Lying outside the boundary of Windsor Castle, its views of the castle and Copper House at either end of the avenue are among the most recognisable in the estate.

Kate’s light blazer looked perfect for the spring weather, which she teamed with a pair of trainers in order to stay comfortable.

It was a very different look from the bespoke Alexander McQueen ivory silk crepe gown and deep blue Royal Victorian Order mantle edged in scarlet she wore for the Coronation.

Kate and William were seen chatting to members of the crowd and taking selfies ahead of tonight’s Coronation Concert at Windsor Castle.

Day Two of the Coronation bank holiday weekend will see thousands of street parties taking place as part of the Coronation Big Lunch, which hopes to encourage people to spend time and share food with their local communities.

Princess Anne, Prince Edward and Duchess Sophie are among some of the royals expected to appear at parties across the country this afternoon.
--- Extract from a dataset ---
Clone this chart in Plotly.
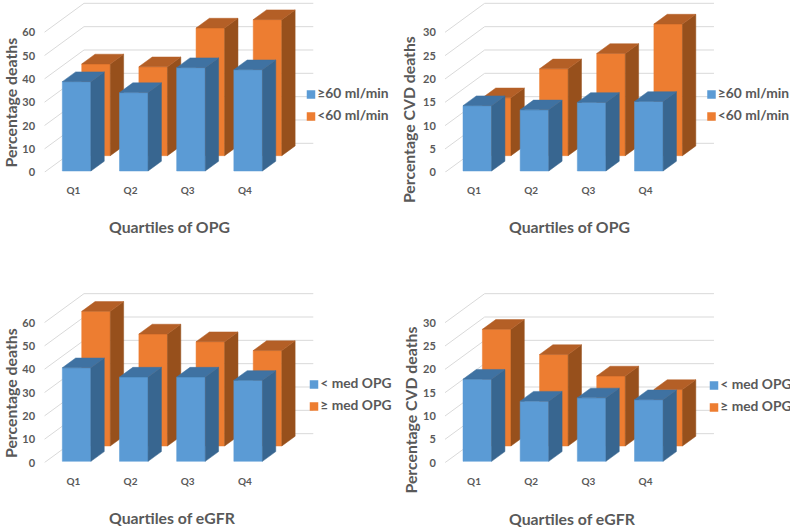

At yesterday’s Coronation service the Prince of Wales paid homage to his father, swearing his loyalty to the throne before giving Charles a kiss on the cheek.

Looking emotional, the King appeared to murmur “thank you, William” in a sweet moment captured onscreen.

Reading from cue cards, William said: “I, William, Prince of Wales, pledge my loyalty to you and faith and truth I will bear unto you, as your liege man of life and limb. So help me God.”

Even the King himself could be seen reading from placards during the two hour ceremony, as well as the Archbishop of Canterbury who conducted the service.